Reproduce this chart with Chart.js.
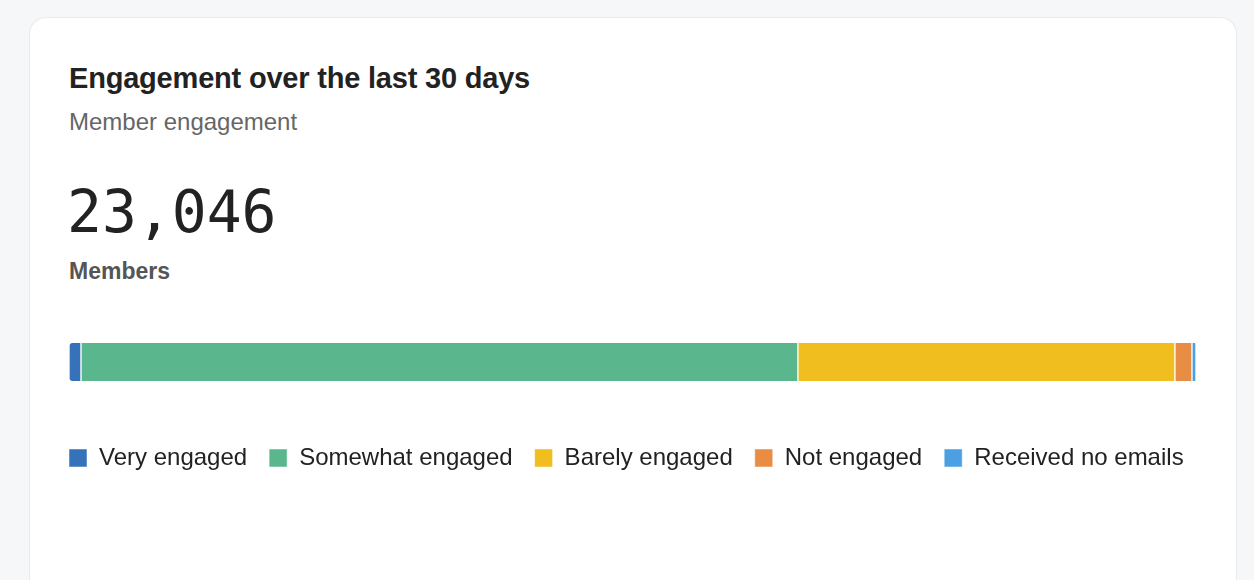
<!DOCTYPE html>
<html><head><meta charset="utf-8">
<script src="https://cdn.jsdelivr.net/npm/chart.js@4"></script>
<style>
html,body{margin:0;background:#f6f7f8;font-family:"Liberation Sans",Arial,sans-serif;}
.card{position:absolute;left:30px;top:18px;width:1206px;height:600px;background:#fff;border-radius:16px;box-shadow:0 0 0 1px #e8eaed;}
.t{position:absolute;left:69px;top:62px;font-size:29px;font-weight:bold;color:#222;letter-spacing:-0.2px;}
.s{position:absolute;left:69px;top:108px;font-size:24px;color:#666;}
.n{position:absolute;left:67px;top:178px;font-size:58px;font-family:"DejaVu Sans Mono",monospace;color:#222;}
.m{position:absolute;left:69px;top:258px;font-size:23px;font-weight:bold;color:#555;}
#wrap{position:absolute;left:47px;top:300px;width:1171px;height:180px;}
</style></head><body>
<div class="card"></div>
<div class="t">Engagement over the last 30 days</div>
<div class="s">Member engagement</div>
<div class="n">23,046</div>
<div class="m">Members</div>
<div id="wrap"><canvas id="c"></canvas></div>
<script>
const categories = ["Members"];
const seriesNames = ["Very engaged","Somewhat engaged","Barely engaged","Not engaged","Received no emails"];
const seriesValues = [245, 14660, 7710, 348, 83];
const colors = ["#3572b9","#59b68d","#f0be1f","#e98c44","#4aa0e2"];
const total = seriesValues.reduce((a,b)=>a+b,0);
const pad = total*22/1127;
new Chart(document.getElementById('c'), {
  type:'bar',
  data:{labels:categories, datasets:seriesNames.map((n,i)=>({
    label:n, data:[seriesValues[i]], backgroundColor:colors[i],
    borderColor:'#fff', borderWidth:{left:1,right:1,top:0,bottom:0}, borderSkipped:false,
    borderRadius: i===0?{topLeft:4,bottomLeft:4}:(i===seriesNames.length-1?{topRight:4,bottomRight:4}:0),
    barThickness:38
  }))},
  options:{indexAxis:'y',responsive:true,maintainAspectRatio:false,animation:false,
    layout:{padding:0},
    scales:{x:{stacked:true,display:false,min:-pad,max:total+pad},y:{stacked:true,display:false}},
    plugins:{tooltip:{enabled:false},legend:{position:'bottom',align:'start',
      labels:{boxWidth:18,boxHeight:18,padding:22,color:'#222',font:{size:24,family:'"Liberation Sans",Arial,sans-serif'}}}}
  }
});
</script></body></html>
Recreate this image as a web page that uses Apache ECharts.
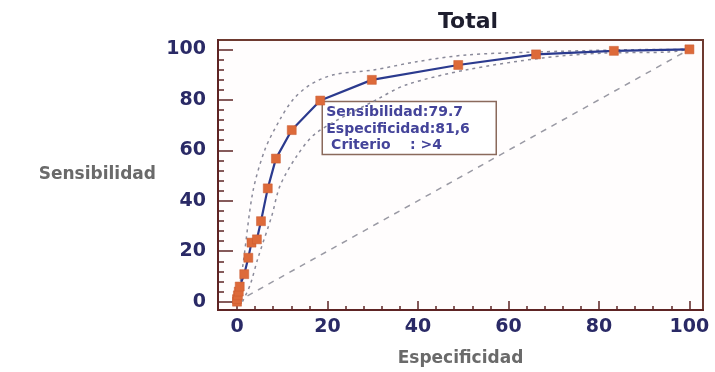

+--

Work instructions:
Retype the whole listing exactly and leave the pictures out.

Answer for the task:
Reproduce this chart with Chart.js.
<!DOCTYPE html>
<html><head><meta charset="utf-8">
<script src="https://cdn.jsdelivr.net/npm/chart.js@4"></script>
<style>
html,body{margin:0;background:#f6f7f8;font-family:"Liberation Sans",Arial,sans-serif;}
.card{position:absolute;left:30px;top:18px;width:1206px;height:600px;background:#fff;border-radius:16px;box-shadow:0 0 0 1px #e8eaed;}
.t{position:absolute;left:69px;top:62px;font-size:29px;font-weight:bold;color:#222;letter-spacing:-0.2px;}
.s{position:absolute;left:69px;top:108px;font-size:24px;color:#666;}
.n{position:absolute;left:67px;top:178px;font-size:58px;font-family:"DejaVu Sans Mono",monospace;color:#222;}
.m{position:absolute;left:69px;top:258px;font-size:23px;font-weight:bold;color:#555;}
#wrap{position:absolute;left:47px;top:300px;width:1171px;height:180px;}
</style></head><body>
<div class="card"></div>
<div class="t">Engagement over the last 30 days</div>
<div class="s">Member engagement</div>
<div class="n">23,046</div>
<div class="m">Members</div>
<div id="wrap"><canvas id="c"></canvas></div>
<script>
const categories = ["Members"];
const seriesNames = ["Very engaged","Somewhat engaged","Barely engaged","Not engaged","Received no emails"];
const seriesValues = [245, 14660, 7710, 348, 83];
const colors = ["#3572b9","#59b68d","#f0be1f","#e98c44","#4aa0e2"];
const total = seriesValues.reduce((a,b)=>a+b,0);
const pad = total*22/1127;
new Chart(document.getElementById('c'), {
  type:'bar',
  data:{labels:categories, datasets:seriesNames.map((n,i)=>({
    label:n, data:[seriesValues[i]], backgroundColor:colors[i],
    borderColor:'#fff', borderWidth:{left:1,right:1,top:0,bottom:0}, borderSkipped:false,
    borderRadius: i===0?{topLeft:4,bottomLeft:4}:(i===seriesNames.length-1?{topRight:4,bottomRight:4}:0),
    barThickness:38
  }))},
  options:{indexAxis:'y',responsive:true,maintainAspectRatio:false,animation:false,
    layout:{padding:0},
    scales:{x:{stacked:true,display:false,min:-pad,max:total+pad},y:{stacked:true,display:false}},
    plugins:{tooltip:{enabled:false},legend:{position:'bottom',align:'start',
      labels:{boxWidth:18,boxHeight:18,padding:22,color:'#222',font:{size:24,family:'"Liberation Sans",Arial,sans-serif'}}}}
  }
});
</script></body></html>
Recreate this image as a web page that uses Apache ECharts.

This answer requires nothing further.